_WHAT NEEDS TO BE DONE_
Your task is to write out only the lines running from the line with "Clone this chart" to the line with "const tableBottom = 595;", both ends kept, with no images.

Data listing
-- Start --
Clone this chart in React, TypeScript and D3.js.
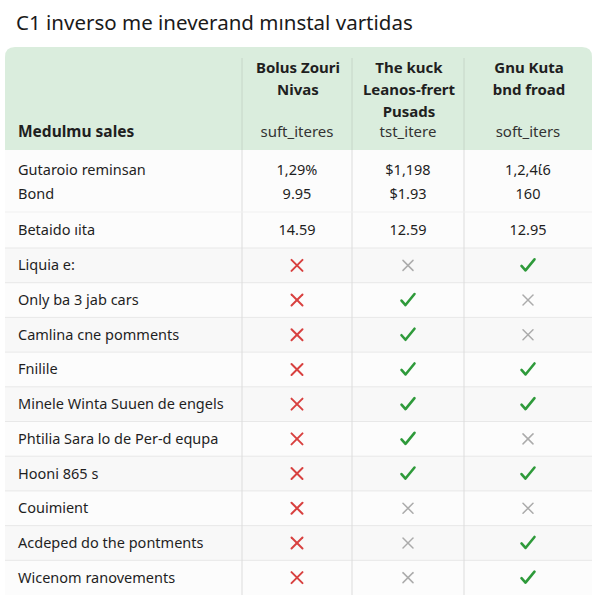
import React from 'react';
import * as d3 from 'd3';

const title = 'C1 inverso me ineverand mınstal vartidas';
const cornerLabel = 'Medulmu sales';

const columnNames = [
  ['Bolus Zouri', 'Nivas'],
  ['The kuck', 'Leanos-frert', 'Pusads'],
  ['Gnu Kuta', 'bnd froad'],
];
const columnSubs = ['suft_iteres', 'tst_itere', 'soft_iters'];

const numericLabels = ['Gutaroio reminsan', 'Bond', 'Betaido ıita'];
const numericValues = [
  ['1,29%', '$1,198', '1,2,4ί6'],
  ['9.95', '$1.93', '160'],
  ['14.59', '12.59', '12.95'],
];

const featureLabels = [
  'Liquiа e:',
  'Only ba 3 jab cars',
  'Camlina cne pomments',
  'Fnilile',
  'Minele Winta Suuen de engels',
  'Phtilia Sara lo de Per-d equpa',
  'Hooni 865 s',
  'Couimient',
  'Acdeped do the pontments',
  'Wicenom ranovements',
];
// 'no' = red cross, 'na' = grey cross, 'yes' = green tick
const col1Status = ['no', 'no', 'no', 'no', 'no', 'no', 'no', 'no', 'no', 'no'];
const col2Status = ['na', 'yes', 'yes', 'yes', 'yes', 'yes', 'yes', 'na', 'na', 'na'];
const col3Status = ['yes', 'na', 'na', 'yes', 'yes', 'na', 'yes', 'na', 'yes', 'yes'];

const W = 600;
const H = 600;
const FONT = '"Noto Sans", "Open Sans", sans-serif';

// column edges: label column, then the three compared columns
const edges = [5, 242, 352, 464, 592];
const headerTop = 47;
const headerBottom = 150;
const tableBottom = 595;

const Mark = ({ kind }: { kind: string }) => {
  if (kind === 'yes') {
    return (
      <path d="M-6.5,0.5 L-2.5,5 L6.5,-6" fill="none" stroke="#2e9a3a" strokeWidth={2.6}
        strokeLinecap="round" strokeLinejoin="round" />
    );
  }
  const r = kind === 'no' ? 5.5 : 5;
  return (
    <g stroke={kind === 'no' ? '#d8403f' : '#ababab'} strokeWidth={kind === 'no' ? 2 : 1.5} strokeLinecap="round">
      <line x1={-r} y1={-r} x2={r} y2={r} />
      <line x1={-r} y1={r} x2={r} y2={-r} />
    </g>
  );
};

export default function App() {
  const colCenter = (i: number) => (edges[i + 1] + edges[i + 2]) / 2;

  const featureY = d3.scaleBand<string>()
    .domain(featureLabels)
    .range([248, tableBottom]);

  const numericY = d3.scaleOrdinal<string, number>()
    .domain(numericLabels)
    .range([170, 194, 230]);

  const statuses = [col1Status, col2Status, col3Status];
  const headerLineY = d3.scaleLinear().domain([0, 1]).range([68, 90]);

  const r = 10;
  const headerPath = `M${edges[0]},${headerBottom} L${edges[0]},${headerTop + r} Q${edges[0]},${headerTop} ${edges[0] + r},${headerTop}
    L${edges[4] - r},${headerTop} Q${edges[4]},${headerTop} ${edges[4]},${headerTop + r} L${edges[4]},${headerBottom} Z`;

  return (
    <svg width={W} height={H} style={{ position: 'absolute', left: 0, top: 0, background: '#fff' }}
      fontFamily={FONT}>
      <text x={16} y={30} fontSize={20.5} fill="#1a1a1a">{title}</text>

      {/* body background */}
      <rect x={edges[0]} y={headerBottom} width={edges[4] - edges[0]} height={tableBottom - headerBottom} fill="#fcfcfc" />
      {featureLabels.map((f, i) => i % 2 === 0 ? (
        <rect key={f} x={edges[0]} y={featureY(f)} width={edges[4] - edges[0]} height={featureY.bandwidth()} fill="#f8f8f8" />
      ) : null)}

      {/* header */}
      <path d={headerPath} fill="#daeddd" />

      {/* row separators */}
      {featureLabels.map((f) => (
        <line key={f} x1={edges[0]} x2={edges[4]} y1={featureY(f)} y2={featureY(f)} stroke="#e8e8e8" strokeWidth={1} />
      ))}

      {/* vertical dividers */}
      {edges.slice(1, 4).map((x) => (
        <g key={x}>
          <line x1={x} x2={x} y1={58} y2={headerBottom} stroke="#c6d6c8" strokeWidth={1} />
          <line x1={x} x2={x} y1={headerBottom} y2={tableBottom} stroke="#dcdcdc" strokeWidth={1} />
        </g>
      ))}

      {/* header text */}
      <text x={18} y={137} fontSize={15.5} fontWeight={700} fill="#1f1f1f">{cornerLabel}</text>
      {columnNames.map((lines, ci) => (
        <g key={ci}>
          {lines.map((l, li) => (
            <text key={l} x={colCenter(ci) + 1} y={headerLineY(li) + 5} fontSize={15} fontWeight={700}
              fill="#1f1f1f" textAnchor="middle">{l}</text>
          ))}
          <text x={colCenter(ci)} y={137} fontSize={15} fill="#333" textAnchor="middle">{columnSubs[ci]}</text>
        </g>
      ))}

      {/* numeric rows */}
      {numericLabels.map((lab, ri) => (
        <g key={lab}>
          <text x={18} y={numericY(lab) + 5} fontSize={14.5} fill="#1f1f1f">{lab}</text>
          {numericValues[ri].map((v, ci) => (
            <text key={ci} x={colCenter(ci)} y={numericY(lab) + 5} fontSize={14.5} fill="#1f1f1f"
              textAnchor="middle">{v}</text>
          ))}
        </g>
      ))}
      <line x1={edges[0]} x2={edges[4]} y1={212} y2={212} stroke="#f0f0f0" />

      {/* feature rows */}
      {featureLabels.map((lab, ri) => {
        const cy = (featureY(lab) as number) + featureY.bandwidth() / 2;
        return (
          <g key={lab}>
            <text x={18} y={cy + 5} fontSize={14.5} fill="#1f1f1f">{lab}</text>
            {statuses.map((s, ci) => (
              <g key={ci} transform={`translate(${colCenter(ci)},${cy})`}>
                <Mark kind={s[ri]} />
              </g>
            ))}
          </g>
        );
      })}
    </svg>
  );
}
-- End --
-- Start --
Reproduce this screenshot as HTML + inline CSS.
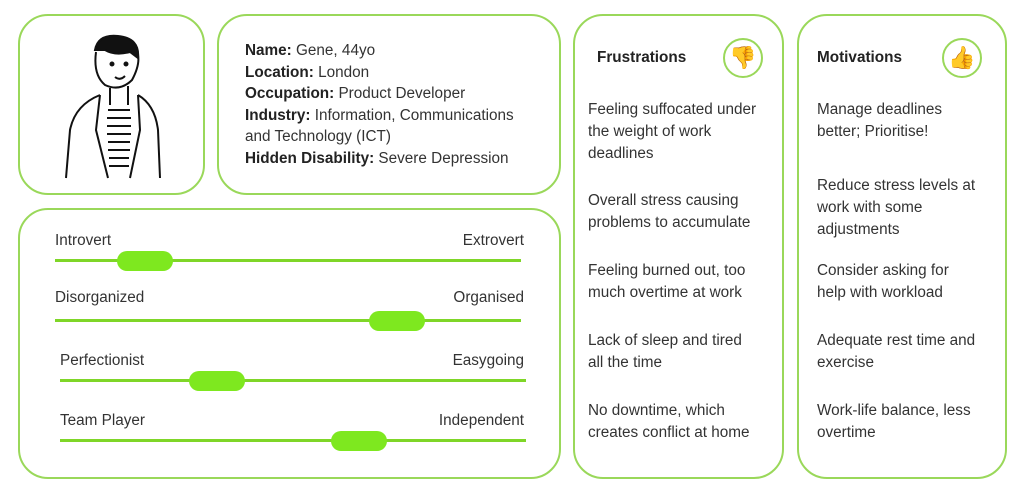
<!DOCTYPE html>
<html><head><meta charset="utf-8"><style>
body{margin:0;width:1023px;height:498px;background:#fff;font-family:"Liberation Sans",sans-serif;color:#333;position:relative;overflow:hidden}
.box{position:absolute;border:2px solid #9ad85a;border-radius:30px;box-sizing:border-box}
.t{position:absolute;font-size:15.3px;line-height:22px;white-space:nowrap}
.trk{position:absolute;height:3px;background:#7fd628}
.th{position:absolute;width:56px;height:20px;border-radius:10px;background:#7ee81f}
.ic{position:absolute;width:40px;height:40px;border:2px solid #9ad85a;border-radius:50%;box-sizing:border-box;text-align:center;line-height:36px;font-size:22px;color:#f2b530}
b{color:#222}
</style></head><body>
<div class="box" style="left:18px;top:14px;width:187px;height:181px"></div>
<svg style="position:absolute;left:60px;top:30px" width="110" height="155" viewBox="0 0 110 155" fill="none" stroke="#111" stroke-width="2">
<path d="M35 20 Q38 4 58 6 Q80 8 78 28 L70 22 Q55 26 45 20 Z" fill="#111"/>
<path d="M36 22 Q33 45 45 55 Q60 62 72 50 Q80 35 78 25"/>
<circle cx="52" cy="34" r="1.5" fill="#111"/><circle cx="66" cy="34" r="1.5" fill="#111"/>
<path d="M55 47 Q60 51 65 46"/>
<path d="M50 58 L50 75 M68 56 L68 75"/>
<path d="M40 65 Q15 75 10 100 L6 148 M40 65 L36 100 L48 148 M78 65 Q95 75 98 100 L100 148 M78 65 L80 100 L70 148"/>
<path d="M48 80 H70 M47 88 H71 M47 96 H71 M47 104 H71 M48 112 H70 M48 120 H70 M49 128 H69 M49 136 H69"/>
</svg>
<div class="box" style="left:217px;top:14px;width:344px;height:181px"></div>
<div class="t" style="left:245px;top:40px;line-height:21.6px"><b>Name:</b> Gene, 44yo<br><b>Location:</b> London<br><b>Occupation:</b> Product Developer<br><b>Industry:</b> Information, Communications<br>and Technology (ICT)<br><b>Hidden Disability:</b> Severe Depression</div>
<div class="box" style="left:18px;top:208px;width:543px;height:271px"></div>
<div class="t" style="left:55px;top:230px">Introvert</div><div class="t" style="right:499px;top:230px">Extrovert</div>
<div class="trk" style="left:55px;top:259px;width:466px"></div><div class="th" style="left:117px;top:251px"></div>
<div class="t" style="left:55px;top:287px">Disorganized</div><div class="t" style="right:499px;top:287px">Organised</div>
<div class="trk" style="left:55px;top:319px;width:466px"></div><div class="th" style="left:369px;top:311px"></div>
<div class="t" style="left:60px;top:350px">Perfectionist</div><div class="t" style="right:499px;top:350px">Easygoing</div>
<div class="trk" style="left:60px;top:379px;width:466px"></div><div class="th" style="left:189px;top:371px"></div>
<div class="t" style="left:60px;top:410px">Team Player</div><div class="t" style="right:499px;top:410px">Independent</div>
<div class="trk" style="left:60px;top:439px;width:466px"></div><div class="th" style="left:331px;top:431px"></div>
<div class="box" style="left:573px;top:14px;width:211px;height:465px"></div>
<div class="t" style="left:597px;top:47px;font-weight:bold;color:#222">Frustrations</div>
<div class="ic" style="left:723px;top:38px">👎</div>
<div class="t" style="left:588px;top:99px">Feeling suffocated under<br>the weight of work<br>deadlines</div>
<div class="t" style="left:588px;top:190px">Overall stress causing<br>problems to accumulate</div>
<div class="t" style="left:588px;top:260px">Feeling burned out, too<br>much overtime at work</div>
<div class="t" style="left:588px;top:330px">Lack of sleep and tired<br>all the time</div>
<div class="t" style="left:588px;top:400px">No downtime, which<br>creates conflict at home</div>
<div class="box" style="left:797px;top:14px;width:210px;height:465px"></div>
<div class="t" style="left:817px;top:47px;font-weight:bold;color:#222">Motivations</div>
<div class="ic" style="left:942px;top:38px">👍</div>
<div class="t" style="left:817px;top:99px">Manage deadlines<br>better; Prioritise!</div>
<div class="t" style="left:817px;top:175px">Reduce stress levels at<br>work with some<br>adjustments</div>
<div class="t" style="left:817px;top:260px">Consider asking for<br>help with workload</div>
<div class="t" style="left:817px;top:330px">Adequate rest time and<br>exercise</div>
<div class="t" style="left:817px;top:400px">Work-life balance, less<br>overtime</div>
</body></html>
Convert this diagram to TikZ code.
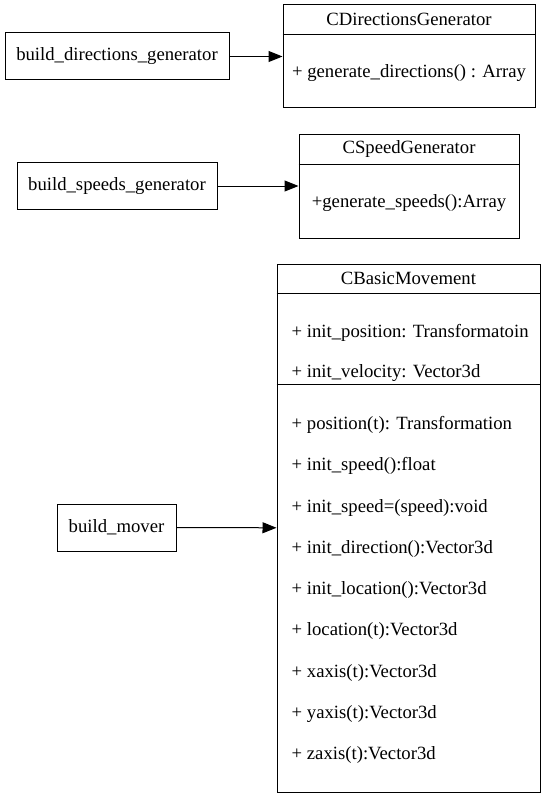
-- End --
_OUTPUT OF THE TASK_
Clone this chart in React, TypeScript and D3.js.
import React from 'react';
import * as d3 from 'd3';

const title = 'C1 inverso me ineverand mınstal vartidas';
const cornerLabel = 'Medulmu sales';

const columnNames = [
  ['Bolus Zouri', 'Nivas'],
  ['The kuck', 'Leanos-frert', 'Pusads'],
  ['Gnu Kuta', 'bnd froad'],
];
const columnSubs = ['suft_iteres', 'tst_itere', 'soft_iters'];

const numericLabels = ['Gutaroio reminsan', 'Bond', 'Betaido ıita'];
const numericValues = [
  ['1,29%', '$1,198', '1,2,4ί6'],
  ['9.95', '$1.93', '160'],
  ['14.59', '12.59', '12.95'],
];

const featureLabels = [
  'Liquiа e:',
  'Only ba 3 jab cars',
  'Camlina cne pomments',
  'Fnilile',
  'Minele Winta Suuen de engels',
  'Phtilia Sara lo de Per-d equpa',
  'Hooni 865 s',
  'Couimient',
  'Acdeped do the pontments',
  'Wicenom ranovements',
];
// 'no' = red cross, 'na' = grey cross, 'yes' = green tick
const col1Status = ['no', 'no', 'no', 'no', 'no', 'no', 'no', 'no', 'no', 'no'];
const col2Status = ['na', 'yes', 'yes', 'yes', 'yes', 'yes', 'yes', 'na', 'na', 'na'];
const col3Status = ['yes', 'na', 'na', 'yes', 'yes', 'na', 'yes', 'na', 'yes', 'yes'];

const W = 600;
const H = 600;
const FONT = '"Noto Sans", "Open Sans", sans-serif';

// column edges: label column, then the three compared columns
const edges = [5, 242, 352, 464, 592];
const headerTop = 47;
const headerBottom = 150;
const tableBottom = 595;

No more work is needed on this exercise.